By Accommodation Times News Services
In a setback to Bombay Dyeing, the Maharashtra government has informed the Bombay High Court that the textiles major had obtained approval for using a mill land in central Mumbai for commercial development “illegally and unlawfully” with the connivance of a government officer not vested with the authority.
Government of Maharashtra has cancelled the incentivised FSI and redevelopment permissions to Bombay Dying which was carrying on its project at Century Mills. Order passed against the builder for flouting of norms and illegal construction activities, according to industry sources.
Much of the public debate on deindustrialisation has been articulated around the fate of Mumbai’s historic cotton textile mills, whose vast empty compounds in the city centre are iconic of the economic transformation in the city and region. The Mumbai Mill Lands comprise the central districts of the Island City of Bombay, from Mahalaxmi and Byculla in the south, to Worli, Lower Parel and Prabhadevi in the west, and Parel, Lalbaug and Dadar in the north. Dotted throughout these areas are 58 barely functioning or closed composite textile mills, 33 privately owned, one managed by the Maharashtra State Textile Corporation (MSTC), and 25 of which are managed by the National Textile Corporation (NTC), the public sector textile company formed in the early seventies by Indira Gandhi’s programme of nationalisation. The network of textile mills, residential chawls, neighbourhoods, markets and maidans nestles in the heart of Mumbai, and is known by its residents as “Girangaon”, the “village of mills”. In many romantic and scholarly accounts, Girangaon is hailed as the
birthplace of the India’s industrial modernity. Its working class was central to the growth of the trade union and nationalist movements in India, and this district was the fulcrum of Mumbai’s working-class culture and politics until the twilight of the textile industry in the seventies and eighties.

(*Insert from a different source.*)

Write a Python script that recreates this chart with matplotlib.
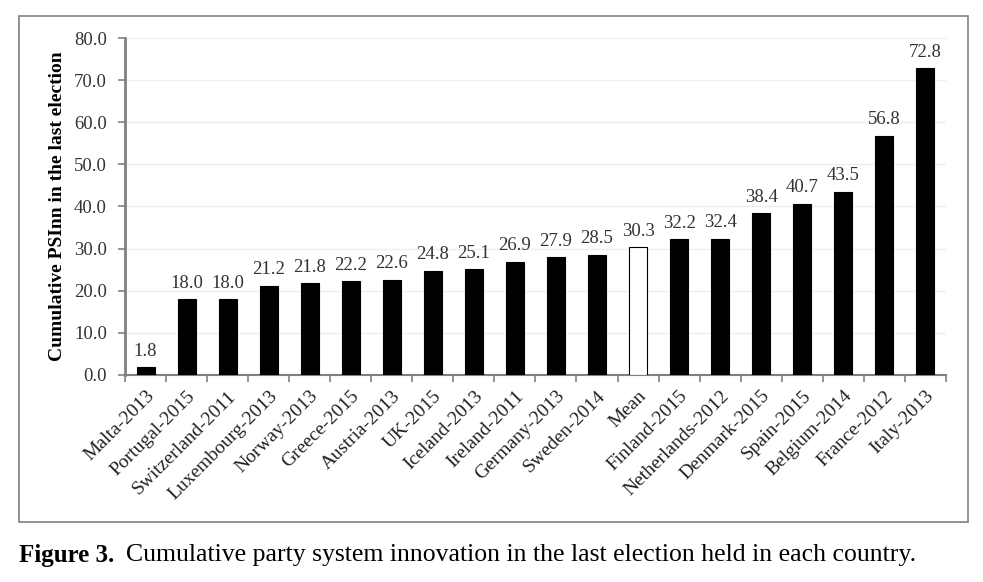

Regulation 58 of the new DCR which came into force in March 1991, provides for development of sick and/ or closed cotton textile mills on condition that one third of the land is given to the BMC for public amenities AND 27-37 % (depending on the area of the mill) is given to the MHADA and PSU’s for housing. The remaining lands could be developed by the owner for residential and commercial uses as may be permissible under the DC regulation in force.

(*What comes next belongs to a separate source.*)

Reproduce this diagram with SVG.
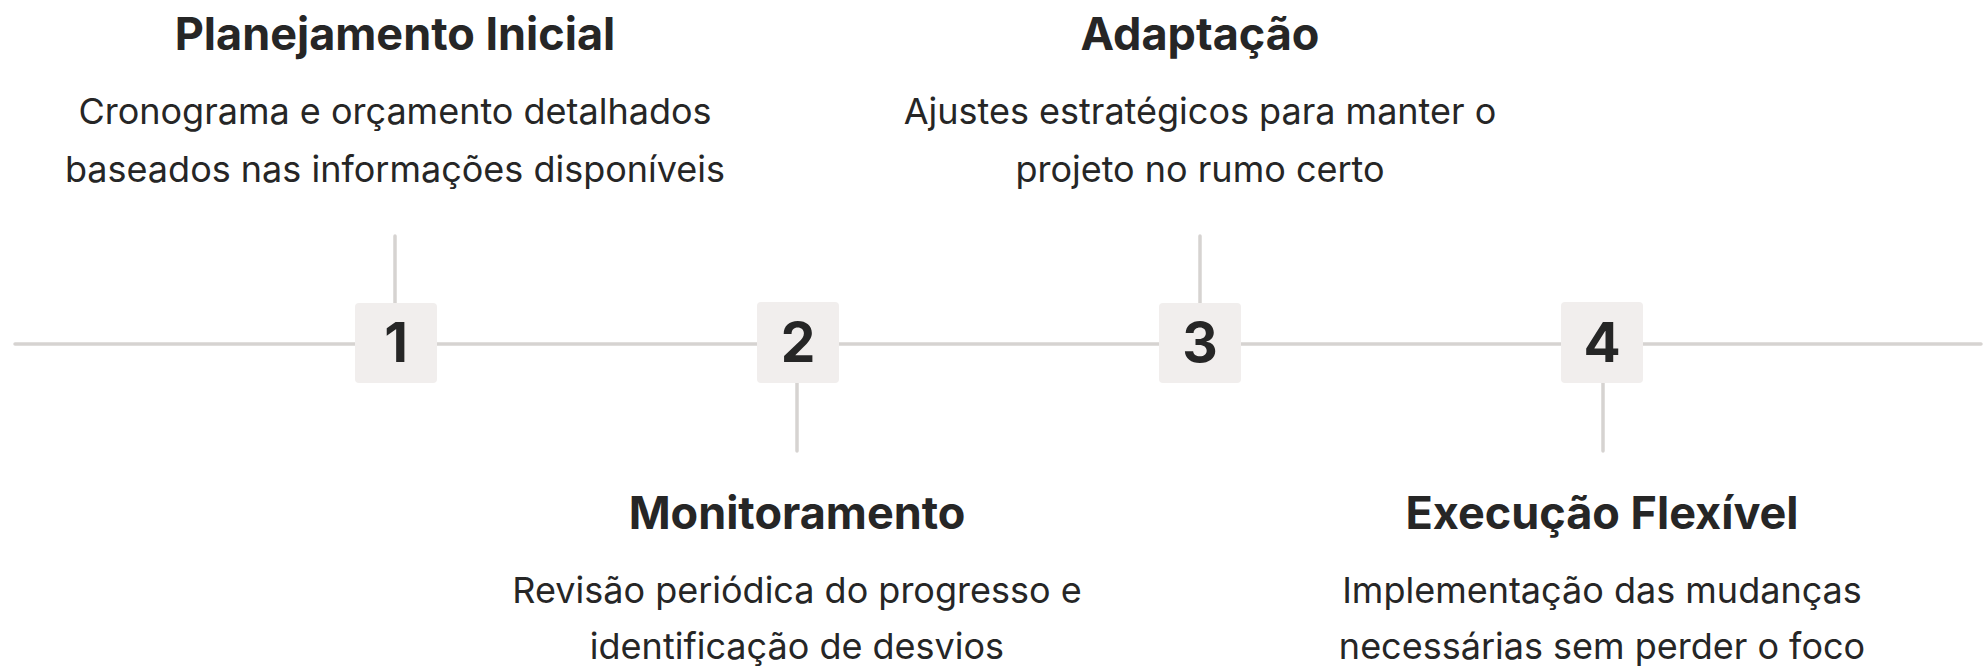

The DC regulation of March 1991 intended to regulate the development of cotton textile mills so as to generate open spaces and public houses for the city, in a manner, which would create coherent urban form. Such redevelopment that has occurred has been in a piece meal and haphazard manner on a totally commercial basis, without any portion of the land becoming available either for low income housing or for public amenities. On 29th February 1996, Maharashtra government had instituted a study group under the chairmanship of Architect Charles Correa to have an integrated development plan for the development of textile mills. In June 2000 state government cleared the proposals to sale of surplus mill land of NTC as per DCR.
54 mills together comprise of 180 hectares of land around them and its sale was earlier opposed by the unions and political parties alike. During the Shiv Sena-BJP regime, 15 sick Mills were allowed to sell excess land. Development Control (DC) Rules 91 will enable the sale of land as non-industrial use. There are two provisions for this kind of sale, Under section 58 (1) (a) of the DC rules sale can be allowed if 15% of the land is surplus. And under section 58 (1) (b) the surplus land is to be divided into three equal parts. One part goes to Municipal corporation, one to MHADA, and the third part to the owner for either commercial sale or development.